In what is being characterized by the company as a major breakthrough in algae technology to be turned into biodiesel, California-based Aurora Biofuels has optimized algae strains that more than double their intake of carbon dioxide… important for producing the oil that is eventually turned into biodiesel.
This article from Biodiesel Magazine says while it’s hard to figure how much more economical and closer to industrial-sized commercial biodiesel production these algae will be, company officials believe it will bring algae-biodiesel production costs down to about $1.75 a gallon:
Optimized algae have been producing oil in Aurora Biofuels’ outdoor pilot ponds for several months, providing strong evidence that these strains will remain robust at the industrial scale and remove more carbon emissions than previously thought possible.
“This is a major breakthrough showing that one can take algae with improved productivity from the research lab to the field. What Aurora scientists have achieved is an impressive milestone on the path to large-scale commercial algae production,” said Kris Niyogi, a member of the company’s scientific advisory board and professor of algal biology at the University of California, Berkeley.
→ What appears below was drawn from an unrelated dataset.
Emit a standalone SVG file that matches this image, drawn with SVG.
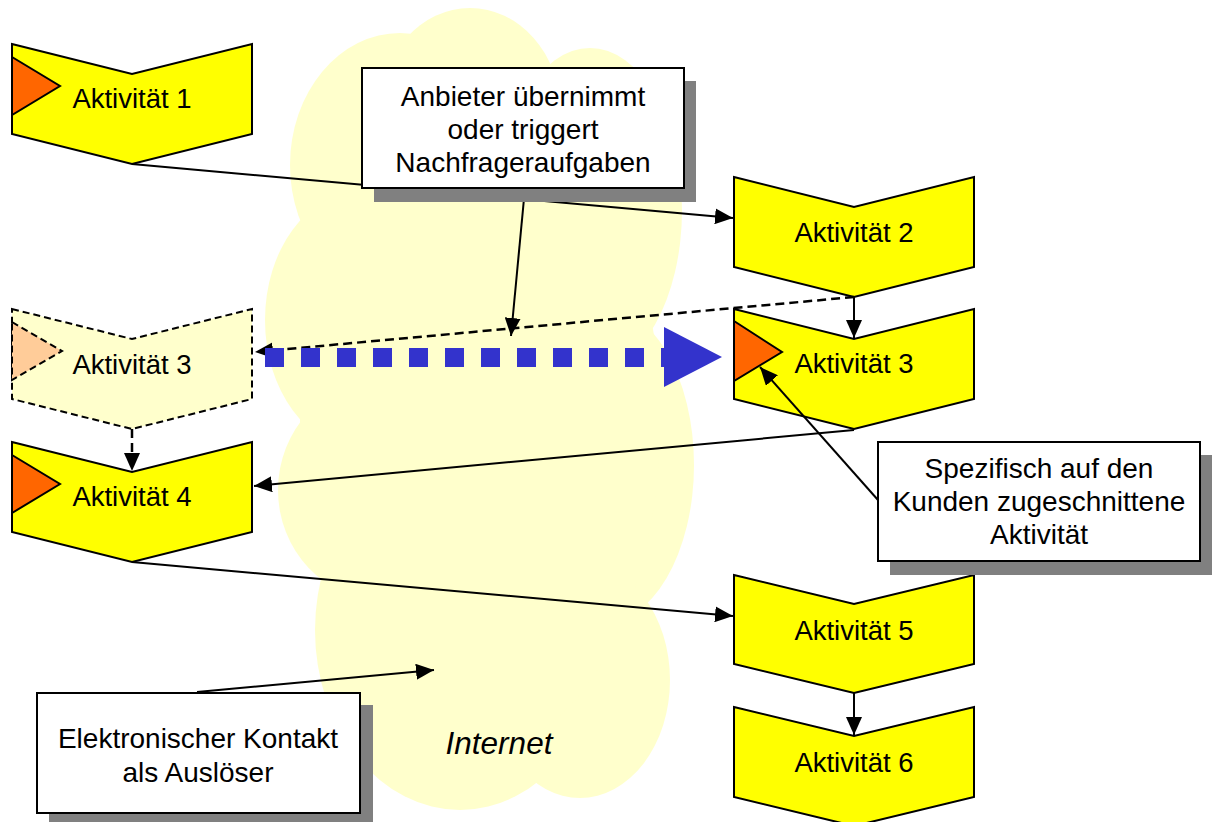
<svg xmlns="http://www.w3.org/2000/svg" width="1212" height="822" viewBox="0 0 1212 822">
<style>
.act{fill:#FFFF00;stroke:#000;stroke-width:2;stroke-linejoin:miter}
.actd{fill:#FFFFCC;stroke:#000;stroke-width:2;stroke-dasharray:7 4}
.tri{fill:#FF6600;stroke:#000;stroke-width:2}
.trid{fill:#FFCC99;stroke:#000;stroke-width:2;stroke-dasharray:7 4}
.lbl{font-family:"Liberation Sans",Arial,sans-serif;font-size:27.5px;fill:#000;text-anchor:middle}
.ctext{font-family:"Liberation Sans",Arial,sans-serif;font-size:28px;fill:#000;text-anchor:middle}
.box{fill:#fff;stroke:#000;stroke-width:2}
.shadow{fill:#808080}
.con{fill:none;stroke:#000;stroke-width:2}
.dash{fill:none;stroke:#000;stroke-width:2.5;stroke-dasharray:9 5}
.cloud{fill:#FFFFCC}
</style>
<defs>
<marker id="ah" markerUnits="userSpaceOnUse" markerWidth="20" markerHeight="16" refX="18" refY="8" orient="auto">
<path d="M0,0 L18,8 L0,16 z" fill="#000"/>
</marker>
</defs>
<g id="cloud" class="cloud">
<ellipse cx="400" cy="165" rx="110" ry="132"/>
<ellipse cx="470" cy="110" rx="90" ry="102"/>
<ellipse cx="590" cy="210" rx="92" ry="162"/>
<ellipse cx="360" cy="320" rx="95" ry="128"/>
<ellipse cx="382" cy="490" rx="104" ry="110"/>
<ellipse cx="460" cy="630" rx="145" ry="180"/>
<ellipse cx="580" cy="680" rx="90" ry="118"/>
<ellipse cx="600" cy="465" rx="94" ry="160"/>
<ellipse cx="480" cy="420" rx="180" ry="330"/>
<text x="499" y="754" style="font-family:'Liberation Sans',Arial,sans-serif;font-size:31.5px;font-style:italic;fill:#000;text-anchor:middle">Internet</text>
</g>
<g id="a1">
<polygon class="act" points="12,44 132,74 252,44 252,134 132,164 12,134"/>
<polygon class="tri" points="12,57 60,86 12,115"/>
<text class="lbl" x="132" y="108">Aktivität 1</text>
</g>
<g id="a2">
<polygon class="act" points="734,177 854,207 974,177 974,267 854,297 734,267"/>
<text class="lbl" x="854" y="242">Aktivität 2</text>
</g>
<g id="a3left">
<polygon class="actd" points="12,309 132,339 252,309 252,399 132,429 12,399"/>
<polygon class="trid" points="12,322 62,351 12,380"/>
<text class="lbl" x="132" y="374">Aktivität 3</text>
</g>
<g id="a3">
<polygon class="act" points="734,309 854,339 974,309 974,399 854,429 734,399"/>
<polygon class="tri" points="734,321 782,352 734,381"/>
<text class="lbl" x="854" y="373">Aktivität 3</text>
</g>
<g id="a4">
<polygon class="act" points="12,442 132,472 252,442 252,532 132,562 12,532"/>
<polygon class="tri" points="12,455 60,484 12,513"/>
<text class="lbl" x="132" y="506">Aktivität 4</text>
</g>
<g id="a5">
<polygon class="act" points="734,575 854,604 974,575 974,664 854,693 734,664"/>
<text class="lbl" x="854" y="640">Aktivität 5</text>
</g>
<g id="a6">
<polygon class="act" points="734,707 854,736 974,707 974,797 854,826 734,797"/>
<text class="lbl" x="854" y="772">Aktivität 6</text>
</g>
<g id="connectors">
<line class="con" x1="132" y1="164" x2="733" y2="218" marker-end="url(#ah)"/>
<line class="con" x1="854" y1="297" x2="854" y2="338" marker-end="url(#ah)"/>
<line class="dash" x1="854" y1="297" x2="255" y2="352" marker-end="url(#ah)"/>
<line x1="265" y1="357.5" x2="672" y2="357.5" stroke="#3333CC" stroke-width="19" stroke-dasharray="19 17"/>
<polygon points="664,327 722,357 664,387" fill="#3333CC"/>
<line class="con" x1="854" y1="430" x2="254" y2="486" marker-end="url(#ah)"/>
<line class="dash" x1="132" y1="429" x2="132" y2="471" marker-end="url(#ah)"/>
<line class="con" x1="132" y1="562" x2="733" y2="616" marker-end="url(#ah)"/>
<line class="con" x1="854" y1="693" x2="854" y2="735" marker-end="url(#ah)"/>
<line class="con" x1="525" y1="188" x2="511" y2="336" marker-end="url(#ah)"/>
<line class="con" x1="878" y1="500" x2="760" y2="367" marker-end="url(#ah)"/>
<line class="con" x1="197" y1="692" x2="434" y2="670" marker-end="url(#ah)"/>
</g>
<g id="callout-anbieter">
<rect class="shadow" x="374" y="81" width="322" height="121"/>
<rect class="box" x="362" y="68" width="322" height="120"/>
<text class="ctext" x="523" y="106">Anbieter übernimmt</text>
<text class="ctext" x="523" y="139">oder triggert</text>
<text class="ctext" x="523" y="172">Nachfrageraufgaben</text>
</g>
<g id="callout-spezifisch">
<rect class="shadow" x="890" y="455" width="322" height="120"/>
<rect class="box" x="878" y="442" width="322" height="119"/>
<text class="ctext" x="1039" y="478">Spezifisch auf den</text>
<text class="ctext" x="1039" y="511">Kunden zugeschnittene</text>
<text class="ctext" x="1039" y="544">Aktivität</text>
</g>
<g id="callout-elektronisch">
<rect class="shadow" x="49" y="705" width="324" height="120"/>
<rect class="box" x="37" y="693" width="323" height="120"/>
<text class="ctext" x="198" y="748">Elektronischer Kontakt</text>
<text class="ctext" x="198" y="782">als Auslöser</text>
</g>
</svg>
The company is currently investigating three different locations for its demonstration stage algae cultivation sites, but could not disclose specifics in a conversation today with Biodiesel Magazine. “We can say that we expect to be cultivating and harvesting algae oil at a 50-acre site by the second quarter of 2010,” the Aurora spokesman said.
Aurora has been growing the algae in Florida and shipping it to its headquarters in California to be turned into biodiesel that meets ASTM standards. But Aurora is not looking at producing biodiesel and selling the green fuel itself… just the algae’s oil.